> **Your goal**
Your task is to retype, word for word, the lines from the start of the data through the line holding "import numpy as np". Do not include the pictures.

> **Raw data**
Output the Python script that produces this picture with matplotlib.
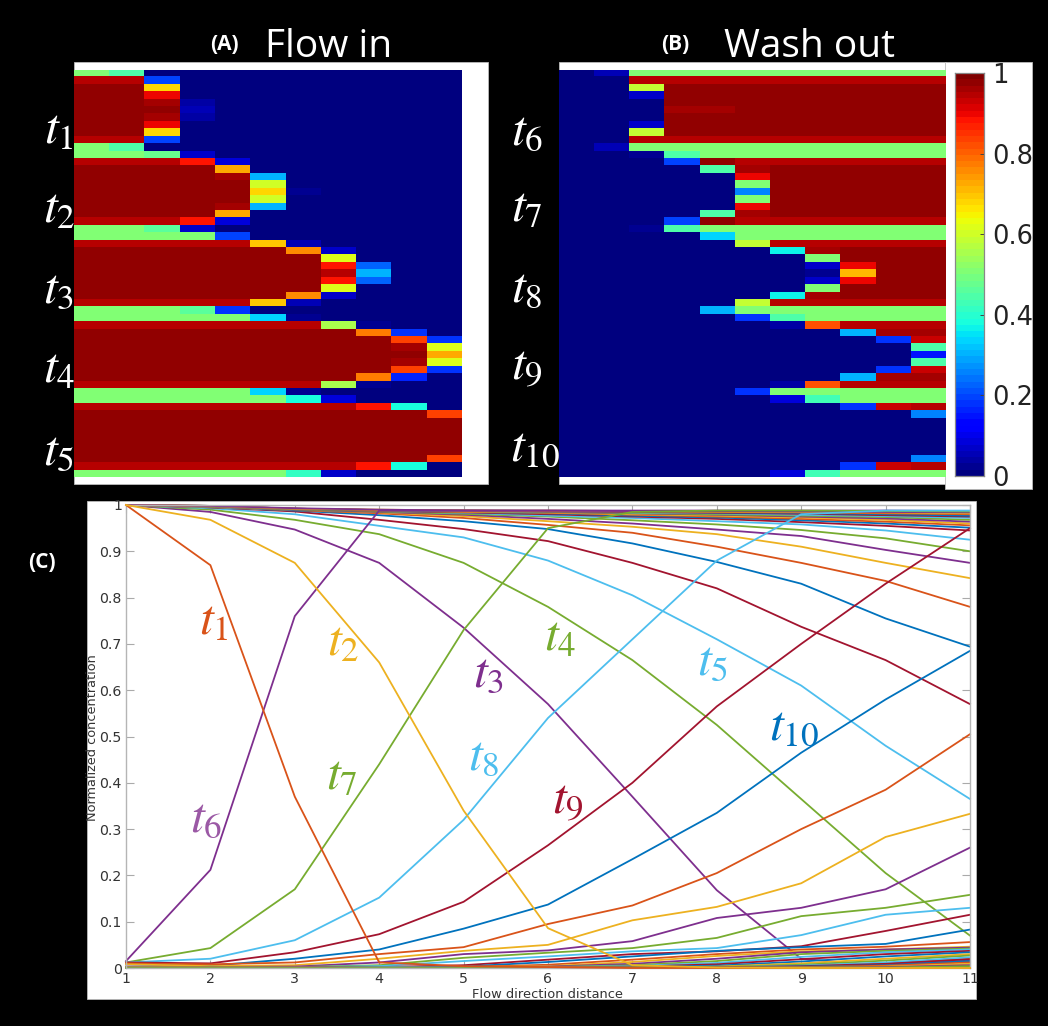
import matplotlib
matplotlib.use("Agg")
import matplotlib.pyplot as plt
from matplotlib.patches import Rectangle
import numpy as np

W, H = 1048, 1026
P, E = .97, .945   # plateau, edge
flow_in = [
 [.50,.45,0,0,0,0,0,0,0,0,0],
 [E,E,.20,0,0,0,0,0,0,0,0],
 [P,P,.68,0,0,0,0,0,0,0,0],
 [P,P,.90,0,0,0,0,0,0,0,0],
 [P,P,.96,.04,0,0,0,0,0,0,0],
 [P,P,P,.05,0,0,0,0,0,0,0],
 [P,P,.96,.04,0,0,0,0,0,0,0],
 [P,P,.90,0,0,0,0,0,0,0,0],
 [P,P,.68,0,0,0,0,0,0,0,0],
 [E,E,.20,0,0,0,0,0,0,0,0],
 [.50,.45,.01,0,0,0,0,0,0,0,0],
 [.50,.50,.48,.07,0,0,0,0,0,0,0],
 [E,E,E,.88,.08,0,0,0,0,0,0],
 [P,P,P,P,.72,.01,0,0,0,0,0],
 [P,P,P,P,.96,.30,0,0,0,0,0],
 [P,P,P,P,P,.60,.01,0,0,0,0],
 [P,P,P,P,P,.68,.02,0,0,0,0],
 [P,P,P,P,P,.60,.01,0,0,0,0],
 [P,P,P,P,.96,.30,0,0,0,0,0],
 [P,P,P,P,.72,.01,0,0,0,0,0],
 [E,E,E,.88,.08,0,0,0,0,0,0],
 [.50,.50,.46,.07,.01,0,0,0,0,0,0],
 [.50,.50,.50,.50,.20,0,0,0,0,0,0],
 [E,E,E,E,E,.70,.06,0,0,0,0],
 [P,P,P,P,P,P,.75,.07,0,0,0],
 [P,P,P,P,P,P,P,.62,.01,0,0],
 [P,P,P,P,P,P,P,.88,.22,0,0],
 [P,P,P,P,P,P,P,.95,.30,0,0],
 [P,P,P,P,P,P,P,.88,.22,0,0],
 [P,P,P,P,P,P,P,.62,.01,0,0],
 [P,P,P,P,P,P,.75,.07,0,0,0],
 [E,E,E,E,E,.70,.05,0,0,0,0],
 [.50,.50,.50,.46,.18,.01,0,0,0,0,0],
 [.50,.50,.50,.50,.50,.33,.02,0,0,0,0],
 [E,E,E,E,E,E,.94,.56,.02,0,0],
 [P,P,P,P,P,P,P,P,.78,.18,0],
 [P,P,P,P,P,P,P,P,P,.84,.18],
 [P,P,P,P,P,P,P,P,P,.96,.62],
 [P,P,P,P,P,P,P,P,P,P,.72],
 [P,P,P,P,P,P,P,P,P,.96,.62],
 [P,P,P,P,P,P,P,P,P,.84,.18],
 [P,P,P,P,P,P,P,P,.78,.17,0],
 [E,E,E,E,E,E,.94,.56,.02,0,0],
 [.50,.50,.50,.50,.50,.33,.02,0,0,0,0],
 [.50,.50,.50,.50,.50,.50,.38,.08,0,0,0],
 [E,E,E,E,E,E,E,E,.88,.38,.01],
 [P,P,P,P,P,P,P,P,P,P,.84],
 [P,P,P,P,P,P,P,P,P,P,P],
 [P,P,P,P,P,P,P,P,P,P,P],
 [P,P,P,P,P,P,P,P,P,P,P],
 [P,P,P,P,P,P,P,P,P,P,P],
 [P,P,P,P,P,P,P,P,P,P,P],
 [P,P,P,P,P,P,P,P,P,P,.84],
 [E,E,E,E,E,E,E,E,.88,.38,.01],
 [.50,.50,.50,.50,.50,.50,.41,.07,0,0,0],
]
wash_out = [
 [0,.05,.50,.50,.50,.50,.50,.50,.50,.50,.50],
 [0,0,E,E,E,E,E,E,E,E,E],
 [0,0,.58,P,P,P,P,P,P,P,P],
 [0,0,.07,P,P,P,P,P,P,P,P],
 [0,0,.01,P,P,P,P,P,P,P,P],
 [0,0,0,.96,.96,P,P,P,P,P,P],
 [0,0,.01,P,P,P,P,P,P,P,P],
 [0,0,.07,P,P,P,P,P,P,P,P],
 [0,0,.58,P,P,P,P,P,P,P,P],
 [0,0,E,E,E,E,E,E,E,E,E],
 [0,.05,.50,.50,.50,.50,.50,.50,.50,.50,.50],
 [0,0,.02,.45,.50,.50,.50,.50,.50,.50,.50],
 [0,0,0,.20,P,E,E,E,E,E,E],
 [0,0,0,0,.44,.96,P,P,P,P,P],
 [0,0,0,0,0,.90,P,P,P,P,P],
 [0,0,0,0,0,.50,P,P,P,P,P],
 [0,0,0,0,0,.25,P,P,P,P,P],
 [0,0,0,0,0,.50,P,P,P,P,P],
 [0,0,0,0,0,.90,P,P,P,P,P],
 [0,0,0,0,.44,.96,P,P,P,P,P],
 [0,0,0,.20,P,E,E,E,E,E,E],
 [0,0,.02,.45,.50,.50,.50,.50,.50,.50,.50],
 [0,0,0,.01,.33,.50,.50,.50,.50,.50,.50],
 [0,0,0,0,0,.58,E,E,E,E,E],
 [0,0,0,0,0,0,.36,.96,P,P,P],
 [0,0,0,0,0,0,0,.50,P,P,P],
 [0,0,0,0,0,0,0,.07,.90,P,P],
 [0,0,0,0,0,0,0,.02,.71,P,P],
 [0,0,0,0,0,0,0,.07,.90,P,P],
 [0,0,0,0,0,0,0,.50,P,P,P],
 [0,0,0,0,0,0,.36,.96,P,P,P],
 [0,0,0,0,0,.58,E,E,E,E,E],
 [0,0,0,.01,.30,.50,.50,.50,.50,.50,.50],
 [0,0,0,0,0,.18,.45,.50,.50,.50,.50],
 [0,0,0,0,0,0,.04,.82,E,E,E],
 [0,0,0,0,0,0,0,0,.30,.96,.96],
 [0,0,0,0,0,0,0,0,0,.18,.93],
 [0,0,0,0,0,0,0,0,0,0,.45],
 [0,0,0,0,0,0,0,0,0,0,.15],
 [0,0,0,0,0,0,0,0,0,0,.45],
 [0,0,0,0,0,0,0,0,0,.18,.93],
 [0,0,0,0,0,0,0,0,.30,.96,.96],
 [0,0,0,0,0,0,.04,.82,E,E,E],
 [0,0,0,0,0,.18,.50,.50,.50,.50,.50],
 [0,0,0,0,0,0,.08,.43,.50,.50,.50],
 [0,0,0,0,0,0,0,0,.18,.93,.95],
 [0,0,0,0,0,0,0,0,0,0,.25],
 [0,0,0,0,0,0,0,0,0,0,0],
 [0,0,0,0,0,0,0,0,0,0,0],
 [0,0,0,0,0,0,0,0,0,0,0],
 [0,0,0,0,0,0,0,0,0,0,0],
 [0,0,0,0,0,0,0,0,0,0,0],
 [0,0,0,0,0,0,0,0,0,0,.25],
 [0,0,0,0,0,0,0,0,.18,.93,.95],
 [0,0,0,0,0,0,.08,.43,.50,.50,.50],
]

distance = [1,2,3,4,5,6,7,8,9,10,11]
falling = [
 [1,.87,.37,.012,.004,.002,0,0,0,0,0],
 [1,.968,.875,.66,.34,.086,.006,.001,0,0,0],
 [1,.985,.947,.875,.735,.57,.37,.168,.02,.004,.002],
 [1,.99,.968,.937,.875,.78,.665,.525,.365,.205,.07],
 [1,.993,.98,.955,.93,.88,.805,.71,.61,.48,.365],
 [1,.995,.986,.968,.948,.922,.875,.82,.737,.665,.57],
 [1,.995,.988,.978,.965,.948,.917,.877,.83,.755,.694],
 [1,.995,.989,.982,.972,.957,.94,.91,.875,.836,.78],
 [1,.996,.99,.984,.976,.965,.953,.937,.91,.875,.842],
 [1,.996,.99,.985,.979,.97,.96,.947,.933,.903,.875],
 [1,.996,.99,.986,.981,.975,.967,.958,.946,.928,.9],
 [1,.996,.99,.987,.983,.977,.972,.965,.958,.945,.925],
 [1,.997,.99,.987,.984,.98,.975,.97,.963,.955,.945],
 [1,.997,.99,.988,.985,.982,.977,.973,.967,.96,.951],
 [1,.997,.991,.988,.985,.983,.979,.975,.97,.964,.956],
 [1,.997,.991,.988,.986,.984,.98,.977,.973,.968,.96],
 [1,.997,.991,.988,.987,.985,.982,.979,.975,.971,.964],
 [1,.997,.991,.988,.987,.985,.983,.98,.977,.974,.968],
 [1,.998,.992,.989,.987,.986,.984,.982,.979,.976,.972],
 [1,.998,.992,.989,.988,.986,.985,.983,.981,.978,.975],
 [1,.998,.992,.989,.988,.987,.986,.984,.983,.98,.977],
 [1,.998,.992,.989,.988,.987,.986,.985,.984,.982,.98],
 [1,.998,.992,.99,.988,.988,.987,.986,.985,.984,.982],
 [1,.998,.993,.99,.988,.988,.987,.987,.986,.985,.984],
]
rising = [
 [.015,.212,.76,.988,.988,.988,.988,.988,.988,.988,.987],
 [.012,.043,.17,.44,.73,.95,.985,.988,.988,.987,.986],
 [.012,.02,.06,.152,.32,.54,.71,.88,.98,.988,.988],
 [.012,.01,.034,.073,.143,.265,.40,.565,.70,.83,.95],
 [.008,.005,.02,.04,.085,.137,.235,.335,.465,.58,.685],
 [.01,.008,.012,.03,.045,.095,.135,.205,.30,.385,.505],
 [.008,.004,.006,.02,.037,.05,.103,.132,.183,.283,.333],
 [.003,.002,.003,.012,.03,.038,.058,.108,.13,.17,.26],
 [.002,.002,.002,.006,.022,.033,.043,.065,.112,.13,.158],
 [.002,.001,.002,.004,.015,.025,.036,.043,.071,.115,.13],
 [.001,.001,.001,.002,.006,.018,.03,.036,.047,.08,.115],
 [.001,.001,.001,.002,.003,.013,.025,.037,.045,.052,.083],
 [.001,.001,.001,.001,.002,.007,.018,.03,.04,.046,.056],
 [.001,.001,.001,.001,.002,.004,.013,.026,.036,.04,.046],
 [0,0,.001,.001,.001,.003,.009,.02,.034,.04,.044],
 [0,0,0,.001,.001,.002,.006,.015,.03,.037,.042],
 [0,0,0,.001,.001,.002,.004,.011,.024,.034,.04],
 [0,0,0,0,.001,.001,.003,.008,.019,.03,.037],
 [0,0,0,0,.001,.001,.002,.005,.014,.025,.034],
 [0,0,0,0,0,.001,.001,.002,.004,.01,.02,],
 [0,0,0,0,0,.001,.001,.003,.01,.02,.03],
 [0,0,0,0,0,0,.001,.001,.003,.007,.016],
 [0,0,0,0,0,0,.001,.002,.007,.016,.027],
 [0,0,0,0,0,0,0,.001,.005,.012,.023],
 [0,0,0,0,0,0,0,.001,.004,.009,.019],
 [0,0,0,0,0,0,0,.001,.003,.006,.015],
 [0,0,0,0,0,0,0,.001,.002,.005,.012],
 [0,0,0,0,0,0,0,0,.001,.003,.009],
 [0,0,0,0,0,0,0,0,.001,.002,.006],
 [0,0,0,0,0,0,0,0,.001,.001,.004],
]
baseline = [0,0,0,0,0,0,0,0,0,0,0]
cycle = ['#0072BD','#D95319','#EDB120','#7E2F8E','#77AC30','#4DBEEE','#A2142F']

plt.rcParams['mathtext.fontset'] = 'stix'
fig = plt.figure(figsize=(W/100, H/100), dpi=100, facecolor='black')

def box(x0, y0, x1, y1, **kw):
    return fig.add_axes([x0/W, 1-y1/H, (x1-x0)/W, (y1-y0)/H], **kw)

def ptext(x, y, s, **kw):
    kw.setdefault('ha', 'center'); kw.setdefault('va', 'center')
    return fig.text(x/W, 1-y/H, s, **kw)

def white(x0, y0, x1, y1):
    fig.add_artist(Rectangle((x0/W, 1-y1/H), (x1-x0)/W, (y1-y0)/H, transform=fig.transFigure,
                             fc='white', ec='#bbbbbb', lw=0.6, zorder=-5))

white(74, 62, 488, 484)
white(559, 62, 946, 484)
white(945, 62, 1032, 489)
white(87, 501, 976, 999)

jet = plt.get_cmap('jet', 64)
for data, rect in ((flow_in, (74, 70, 461, 477)), (wash_out, (559, 70, 945.5, 477))):
    ax = box(*rect)
    ax.imshow(np.array(data), cmap=jet, vmin=0, vmax=1, aspect='auto', interpolation='nearest')
    ax.axis('off')

# colorbar
cax = box(955, 73, 984, 476)
cax.imshow(np.linspace(1, 0, 64)[:, None], cmap=jet, vmin=0, vmax=1, aspect='auto',
           extent=[0, 1, 0, 1], interpolation='nearest')
cax.set_xticks([])
cax.yaxis.tick_right()
cax.set_yticks([0, .2, .4, .6, .8, 1], ['0', '0.2', '0.4', '0.6', '0.8', '1'])
cax.tick_params(axis='y', direction='in', length=3, width=.7, color='#444444', labelsize=18.5,
                labelcolor='#222222', pad=5.7)
for s in cax.spines.values():
    s.set_color('#888888'); s.set_linewidth(.9)

# line panel
lax = box(126, 505, 970, 968)
lax.set_facecolor('white')
k = 0
for i, series in enumerate([baseline] + falling):
    lax.plot(distance, series, color=cycle[k % 7], lw=1.3, clip_on=False, zorder=3 if i in (1, 2) else 2)
    k += 1
k = 3
for series in rising:
    lax.plot(distance, series, color=cycle[k % 7], lw=1.3, clip_on=False, zorder=2); k += 1
lax.set_xlim(1, 11); lax.set_ylim(0, 1)
lax.set_xticks(distance)
lax.set_yticks(np.arange(0, 1.01, .1), ['0', '0.1', '0.2', '0.3', '0.4', '0.5', '0.6', '0.7', '0.8', '0.9', '1'])
lax.tick_params(direction='in', length=6, width=.8, color='#aaaaaa', labelsize=10.2, labelcolor='#333333',
                top=True, right=True, pad=3)
for s in lax.spines.values():
    s.set_color('#b5b5b5'); s.set_linewidth(1)
ptext(548, 995, 'Flow direction distance', fontsize=9.4, color='#333333')
ptext(93, 738, 'Normalized concentration', fontsize=9.3, color='#333333', rotation=90)

# headings
ptext(224, 45, '(A)', color='white', fontsize=15, fontweight='bold', family='Open Sans')
ptext(329, 47, 'Flow in', color='white', fontsize=28, family='Open Sans')
ptext(675, 44, '(B)', color='white', fontsize=15, fontweight='bold', family='Open Sans')
ptext(810, 47, 'Wash out', color='white', fontsize=28, family='Open Sans')
ptext(42, 562, '(C)', color='white', fontsize=15, fontweight='bold', family='Open Sans')

# time labels on the heat maps
for n, x, y in ((1, 59, 129), (2, 59, 208), (3, 59, 288), (4, 59, 368), (5, 59, 450),
                (6, 527, 130), (7, 527, 207), (8, 527, 287), (9, 527, 366)):
    ptext(x, y, f'$t_{{{n}}}$', color='white', fontsize=36)
ptext(535, 446, '$t_{10}$', color='white', fontsize=36)

# time labels on the line panel
for n, x, y, col in ((1, 214, 620, '#D95319'), (2, 343, 641, '#EDB120'), (3, 489, 672, '#7E2F8E'),
                     (4, 560, 636, '#77AC30'), (5, 713, 660, '#4DBEEE'), (6, 206, 817, '#9B59A5'),
                     (7, 342, 775, '#77AC30'), (8, 484, 755, '#4DBEEE'), (9, 568, 800, '#A2142F')):
    ptext(x, y, f'$t_{{{n}}}$', color=col, fontsize=36)
ptext(794, 725, '$t_{10}$', color='#0072BD', fontsize=36)

fig.savefig('out.png', dpi=100, facecolor='black')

> **Solution**
Output the Python script that produces this picture with matplotlib.
import matplotlib
matplotlib.use("Agg")
import matplotlib.pyplot as plt
from matplotlib.patches import Rectangle
import numpy as np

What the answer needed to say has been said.